Fact is that the Federal Government has little influence to compel recalcitrant state governors to implement the envisaged new Minimum Wage and harmonisation of pensions. Recall that in his inaugural speech, President Muhammadu Buhari expressed revulsion at those governors who hijack the monthly statutory allocations to local government councils.
The importance of harmonising pension cannot be over-emphasised. The liberalisation of the down-stream sector of petroleum industry led to rise in prices of petrol and kerosene respectively. Consequently, the inflation caused by the increase is affecting consumers  concerning supply and demand.
Observers are of the view that the government’s policy on the energy was inevitable in order to shore up the country’s dwindling foreign reserves. Though the  organised labour called for strike to protest the new price regime,  it was not lost on  the federal government as it expressed readiness for negotiation to inject palliative measures to cushion the severe impact of the phenomenal rise in the prices of petroleum products.
It is in this regard that  it constituted and inaugurated  a ‘Joint Committee’ with  organised labour to  come up with a new minimum wage.

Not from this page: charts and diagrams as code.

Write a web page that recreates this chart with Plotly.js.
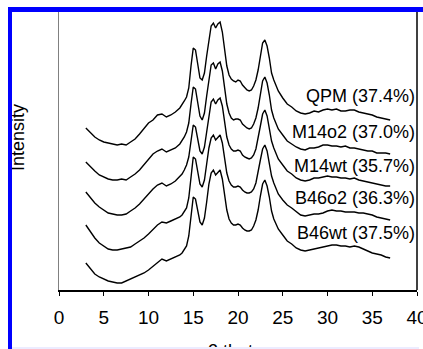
<!DOCTYPE html>
<html>
<head>
<meta charset="utf-8">
<script src="https://cdn.plot.ly/plotly-3.0.1.min.js"></script>
<style>
  html, body { margin: 0; padding: 0; background: #ffffff; }
  #wrap { position: relative; width: 423px; height: 349px; overflow: hidden; }
  #chart { position: absolute; left: 0; top: 0; width: 423px; height: 349px; }
  #frame { position: absolute; left: 8px; top: 7px; width: 411px; height: 360px;
           border-left: 4px solid #0000ff; border-top: 5px solid #0000ff; border-right: 4px solid #0000ff;
           pointer-events: none; }
  #band { position: absolute; left: 12px; top: 347px; width: 407px; height: 2px; background: #ececff; pointer-events: none; }
</style>
</head>
<body>
<div id="wrap">
  <div id="chart"></div>
  <div id="band"></div>
  <div id="frame"></div>
</div>
<script>
// 2-theta positions (degrees)
const twoTheta = [3,3.5,4,4.5,5,5.5,6,6.5,7,7.5,8,8.5,9,9.5,10,10.5,11,11.5,12,12.5,13,13.5,
  13.75,14,14.25,14.5,14.75,15,15.25,15.5,15.75,16,16.25,16.5,16.75,17,17.25,17.5,17.75,18,18.25,18.5,18.75,19,19.25,19.5,19.75,20,20.25,20.5,20.75,21,21.25,21.5,21.75,22,22.25,22.5,22.75,23,23.25,23.5,23.75,24,24.25,24.5,
  25,25.5,26,26.5,27,27.5,28,28.5,29,29.5,30,30.5,31,31.5,32,32.5,33,33.5,34,34.5,35,35.5,36,36.5,37];

// sample names (labels)
const sampleLabels = ["QPM (37.4%)", "M14o2 (37.0%)", "M14wt (35.7%)", "B46o2 (36.3%)", "B46wt (37.5%)"];

// intensities (arbitrary units, stacked with offsets as in the figure)
const qpm = [162,157,153,150,148,147,146,145,146,145,148,151,156,161,167,170,175,176,173,175,178,182,
  185,189,193,202,224,242,240,224,212,210,217,234,252,264,267,262,266,268,258,240,224,215,211,209,208,210,209,205,202,200,199,200,204,210,220,234,247,250,244,232,217,210,204,199,
  192,186,183,179,177,176,177,179,178,180,181,180,181,179,179,180,180,178,177,176,175,173,172,171,170];

const m14o2 = [128,123,119,115,113,111,110,110,111,110,113,116,120,125,131,136,139,141,138,140,142,146,
  149,153,158,167,186,203,201,186,174,170,177,194,212,225,227,221,226,228,219,201,186,177,172,170,171,171,170,166,164,162,161,162,166,172,182,196,209,213,207,195,180,172,166,161,
  155,149,146,143,141,140,142,142,143,145,145,144,144,143,144,142,142,141,140,139,139,137,137,137,136];

const m14wt = [98,92,87,83,80,77,76,75,75,76,79,82,86,91,97,101,105,107,104,106,109,113,
  116,120,125,133,150,165,163,150,139,136,143,158,176,188,191,186,190,192,184,168,153,145,141,139,139,140,139,135,133,132,131,132,135,141,151,164,176,180,174,163,149,142,136,131,
  125,119,116,112,110,109,110,112,112,113,114,113,113,112,112,111,112,110,109,108,107,106,105,104,104];

const b46o2 = [65,58,52,47,44,41,40,40,41,42,43,46,49,52,56,61,65,68,67,69,71,73,
  75,78,82,92,115,133,131,117,106,103,110,126,142,152,155,150,153,155,147,131,117,109,105,103,103,104,103,100,98,97,97,98,101,107,117,130,141,145,139,128,114,107,101,96,
  90,85,82,78,75,74,75,76,76,77,79,80,79,79,78,78,78,77,77,76,75,73,72,71,70];

const b46wt = [27,21,16,13,11,9,8,7,7,9,11,13,15,17,20,24,28,31,29,31,33,35,
  37,40,44,54,76,93,91,78,68,65,72,88,106,117,120,115,118,120,111,95,80,71,67,65,65,66,65,62,60,59,59,60,64,70,80,94,106,110,104,93,79,71,66,61,
  55,49,46,42,40,39,40,41,42,43,44,45,45,44,44,43,44,43,41,39,37,36,35,33,32];

// x-axis ticks
const xTicks = [0,5,10,15,20,25,30,35,40];

const series = [qpm, m14o2, m14wt, b46o2, b46wt];
const labelY = [194, 158, 124, 92, 57];

const FONT = "Arial, 'Liberation Sans', sans-serif";

const traces = series.map((ys, i) => ({
  x: twoTheta, y: ys, type: "scatter", mode: "lines",
  name: sampleLabels[i],
  line: { color: "#000000", width: 1.4 },
  hoverinfo: "skip"
}));

const annotations = sampleLabels.map((t, i) => ({
  x: 40, y: labelY[i], xref: "x", yref: "y", text: t, showarrow: false,
  xanchor: "right", yanchor: "middle", font: { family: FONT, size: 18, color: "#000000" }
}));
annotations.push({
  x: -0.115, y: 0.55, xref: "paper", yref: "paper", text: "Intensity", showarrow: false,
  textangle: -90, xanchor: "center", yanchor: "middle", font: { family: FONT, size: 18, color: "#000000" }
});
// x-axis title, placed low like in the reference (partly below the picture edge)
annotations.push({
  x: 0.495, y: -0.176, xref: "paper", yref: "paper", text: "2 theta", showarrow: false,
  xanchor: "center", yanchor: "top", font: { family: FONT, size: 18, color: "#000000" }
});

const layout = {
  width: 423, height: 349,
  margin: { l: 59, r: 6, t: 12, b: 59, pad: 0 },
  paper_bgcolor: "#ffffff", plot_bgcolor: "#ffffff",
  showlegend: false,
  xaxis: {
    range: [0, 40], tickvals: xTicks, ticktext: xTicks.map(String),
    showgrid: false, zeroline: false,
    showline: true, linecolor: "#000000", linewidth: 1.5,
    ticks: "outside", ticklen: 4, tickcolor: "#000000", tickwidth: 1,
    ticklabeloverflow: "allow", ticklabelstandoff: 6,
    tickfont: { family: FONT, size: 19, color: "#000000" },
    automargin: false
  },
  yaxis: {
    range: [0, 278], showgrid: false, zeroline: false,
    showline: true, linecolor: "#808080", linewidth: 1.5,
    showticklabels: false, ticks: ""
  },
  shapes: [{
    type: "line", xref: "paper", yref: "paper", x0: 1, x1: 1, y0: 0, y1: 1,
    line: { color: "#000000", width: 1.5 }
  }],
  annotations: annotations
};

Plotly.newPlot("chart", traces, layout, { staticPlot: true, displayModeBar: false });
</script>
</body>
</html>
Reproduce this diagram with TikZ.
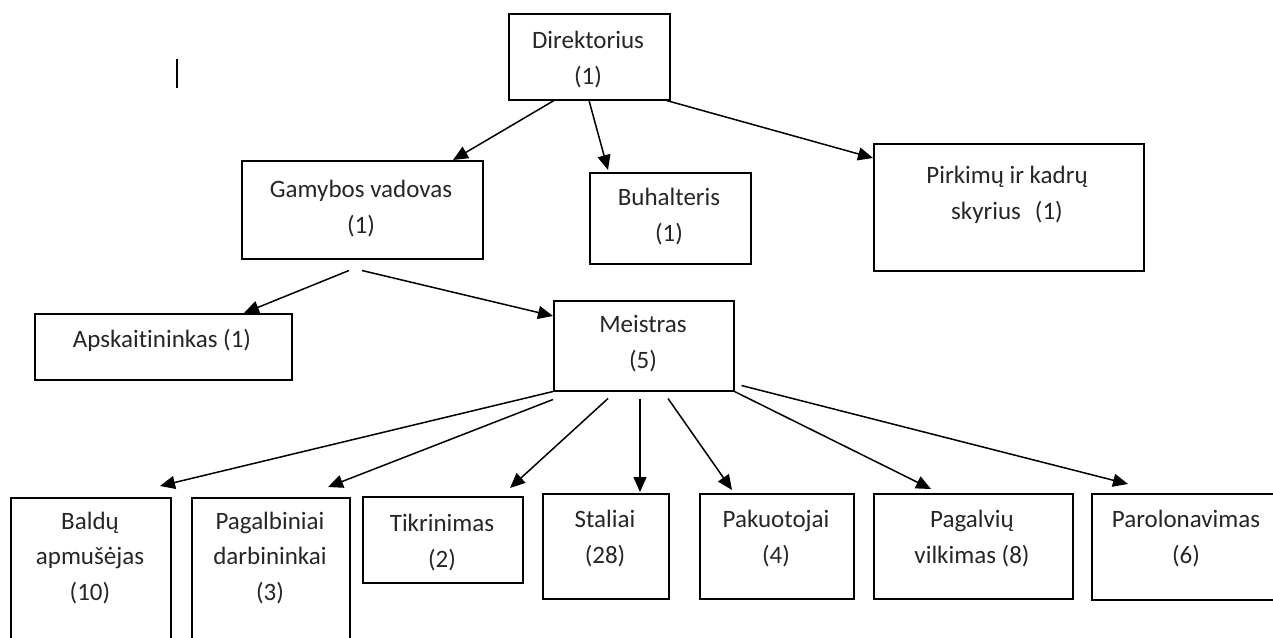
\documentclass[tikz,border=0pt]{standalone}
\usepackage{fontspec}
\setmainfont{Carlito}[Ligatures=NoCommon]
\usetikzlibrary{arrows.meta,calc}
\begin{document}
\begin{tikzpicture}[x=1pt,y=-1pt,
  box/.style={draw, line width=1.5pt, inner sep=0pt, anchor=north west},
  lbl/.style={anchor=base, align=center, font=\fontsize{25}{35.5}\selectfont, inner sep=0pt, text=black!85},
  arr/.style={line width=1.5pt, -{Triangle[length=15pt,width=13pt]}}]
\clip (0,0) rectangle (1273,637);
\fill[white] (0,0) rectangle (1273,637);
% stray text cursor
\draw[line width=2pt] (177,59) -- (177,88);
% boxes
\node[box, minimum width=161pt, minimum height=86pt] (dir) at (508,13) {};
\node[box, minimum width=241pt, minimum height=98pt] (gam) at (241,160) {};
\node[box, minimum width=161pt, minimum height=91pt] (buh) at (589,172) {};
\node[box, minimum width=270pt, minimum height=127pt] (pirk) at (873,143) {};
\node[box, minimum width=257pt, minimum height=66pt] (apsk) at (34,313) {};
\node[box, minimum width=180pt, minimum height=90pt] (mei) at (553,300) {};
\node[box, minimum width=160pt, minimum height=160pt] (bald) at (10,497) {};
\node[box, minimum width=158pt, minimum height=160pt] (pag) at (191,497) {};
\node[box, minimum width=160pt, minimum height=86pt] (tik) at (362,496) {};
\node[box, minimum width=126pt, minimum height=105pt] (sta) at (542,493) {};
\node[box, minimum width=154pt, minimum height=105pt] (pak) at (699,493) {};
\node[box, minimum width=199pt, minimum height=105pt] (pgv) at (873,493) {};
\node[box, minimum width=260pt, minimum height=106pt] (par) at (1091,493) {};
% texts (anchor = baseline of last line)
\node[lbl] (dirT) at (588,84) {Direktorius\\(1)};
\node[lbl] (gamT) at (361,233) {Gamybos vadovas\\(1)};
\node[lbl] (buhT) at (669,241) {Buhalteris\\(1)};
\node[lbl] (pirkT) at (1007,219) {Pirkimų ir kadrų\\skyrius\hspace{14pt}(1)};
\node[lbl] (apskT) at (162,347) {Apskaitininkas (1)};
\node[lbl] (meiT) at (643,368) {Meistras\\(5)};
\node[lbl] (baldT) at (90,600) {Baldų\\apmušėjas\\(10)};
\node[lbl] (pagT) at (270,600) {Pagalbiniai\\darbininkai\\(3)};
\node[lbl] (tikT) at (442,567) {Tikrinimas\\(2)};
\node[lbl] (staT) at (605,563) {Staliai\\(28)};
\node[lbl] (pakT) at (776,563) {Pakuotojai\\(4)};
\node[lbl] (pgvT) at (972,563) {Pagalvių\\vilkimas (8)};
\node[lbl] (parT) at (1186,563) {Parolonavimas\\(6)};
% connectors
\draw[arr] ($(dir.south west)+(46,0)$) -- ($(gam.north west)+(212,0)$);
\draw[arr] ($(dir.south west)+(81,0)$) -- ($(buh.north west)+(19,-2)$);
\draw[arr] ($(dir.south east)+(-4,0)$) -- ($(pirk.north west)+(0,15)$);
\draw[arr] ($(gam.south west)+(108,11)$) -- ($(apsk.north west)+(210,0)$);
\draw[arr] ($(gam.south west)+(121,11)$) -- ($(mei.north west)+(0,16)$);
\draw[arr] (mei.south west) -- ($(bald.north west)+(150,-11)$);
\draw[arr] ($(mei.south west)+(0,8)$) -- ($(pag.north west)+(137,-10)$);
\draw[arr] ($(mei.south west)+(55,7)$) -- ($(tik.north west)+(148,-8)$);
\draw[arr] ($(mei.south west)+(87,7)$) -- ($(sta.north west)+(98,-1)$);
\draw[arr] ($(mei.south west)+(115,7)$) -- ($(pak.north west)+(33,-3)$);
\draw[arr] (mei.south east) -- ($(pgv.north west)+(58,-4)$);
\draw[arr] ($(mei.south east)+(7,-6)$) -- ($(par.north west)+(37,-9)$);
\end{tikzpicture}
\end{document}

The expectations from public servants in the three tiers of government is to be paid a reasonable new wage, even as pensioners are expecting  income harmonisation. We  are therefore calling on both parties to negotiate in good faith to save millions of workers and pensioners from increasing poverty and destitution. We believe and hope the Minister of Labour would at the end of the day give Nigerians reason to smile.